Although Levin’s signature pieces of tax enforcement legislation have not made it into law, his role in tax policy should not be understated. As chair of the powerful Senate Homeland Security and Governmental Affairs Permanent Subcommittee on Investigations, the Democratic senator played a key role in highlighting the tax evasion schemes being used by international banks. Levin’s hearings embarrassed Treasury and the Justice Department enough that they finally ended their tacit acceptance of Swiss banking secrecy and brought down UBS’s global wealth management practice (and nearly eliminated UBS’s presence in the United States). The Foreign Account Tax Compliance Act was drafted and introduced by Senate Finance Committee Chair Max Baucus partly to protect banks from the possible enactment of the Stop Tax Haven Abuse Act after the outrage over the UBS scandal. FATCA, which is far less onerous to banks than Levin’s alternative, will redefine information reporting and how the financial sector works with governments to prevent tax evasion.

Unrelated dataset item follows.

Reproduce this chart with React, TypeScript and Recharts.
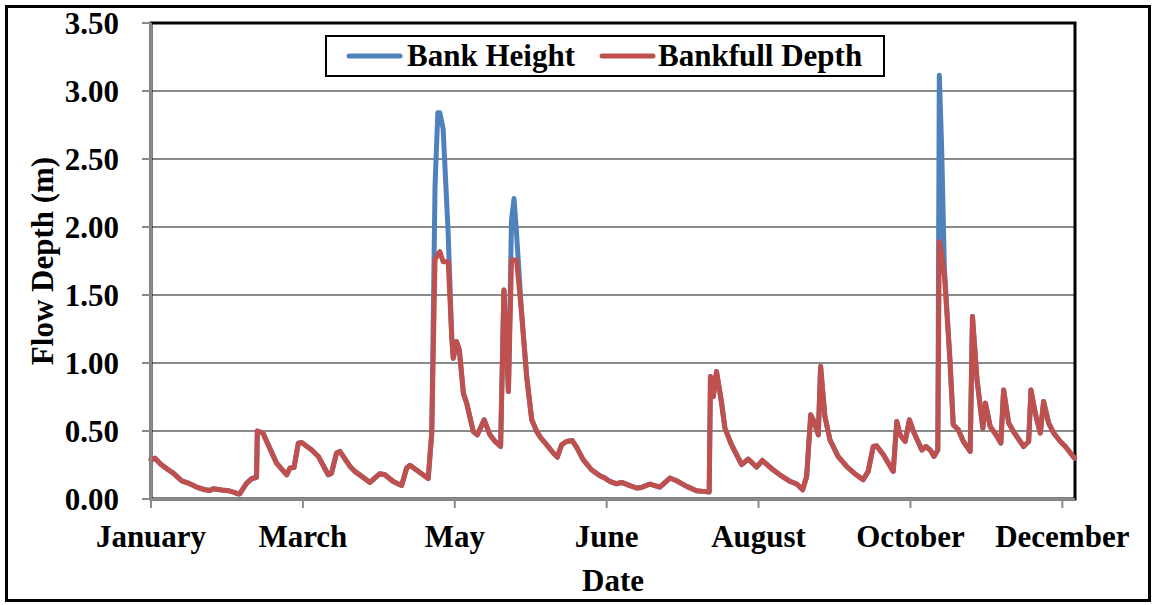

Levin deserves a great deal of the credit for that.

But the senator’s accomplishments as chair of the PSI don’t begin and end with FATCA and offshore evasion. Levin has long been a vocal critic of leaky transfer rules and aggressive income shifting by U.S. multinationals. At times, Levin seems to be the only one in Congress who is concerned about how the tax rules are being bent -- and possibly broken -- by companies that manage to report virtually no income in the United States. Unlike President Obama, who uses vague anti-offshore tax proposals to create political sound bites, Levin actually laid the groundwork for exposing abusive multinational tax practices. It was another series of PSI hearings that called attention to the infamous Ugland House, supposedly the headquarters of 19,000 corporations registered in the Cayman Islands. The Ugland House became a symbol of how multinationals pretend to be based in tax havens to avoid paying U.S. tax. Levin repeatedly called attention to the fact that tax shenanigans like these cost the United States up to $100 billion a year. In 2011 he said that lost revenues from tax havens dwarfed the $70 billion in cuts that Congress was fighting over.

Lee Sheppard has pointed out that tax havens are an integral part of the U.S. financial system and that the government has no real interest in shutting them down. That is why Switzerland, the Cayman Islands, and others have been able to operate so efficiently for so long. The failure of many of Levin’s proposals to come up for a vote, even during periods of Democratic control of both houses of Congress, seems to support that notion. But Levin’s very public hearings and the outrageous acts he uncovered shamed the United States into taking action. Levin, although not a taxwriter, has had a more powerful impact on tax policy than any other Democratic senator in the chamber today. He will be missed by those who believe in tougher tax enforcement and those who enjoyed seeing tax cheats and multinational tax minimizers squirm just a little during congressional hearings.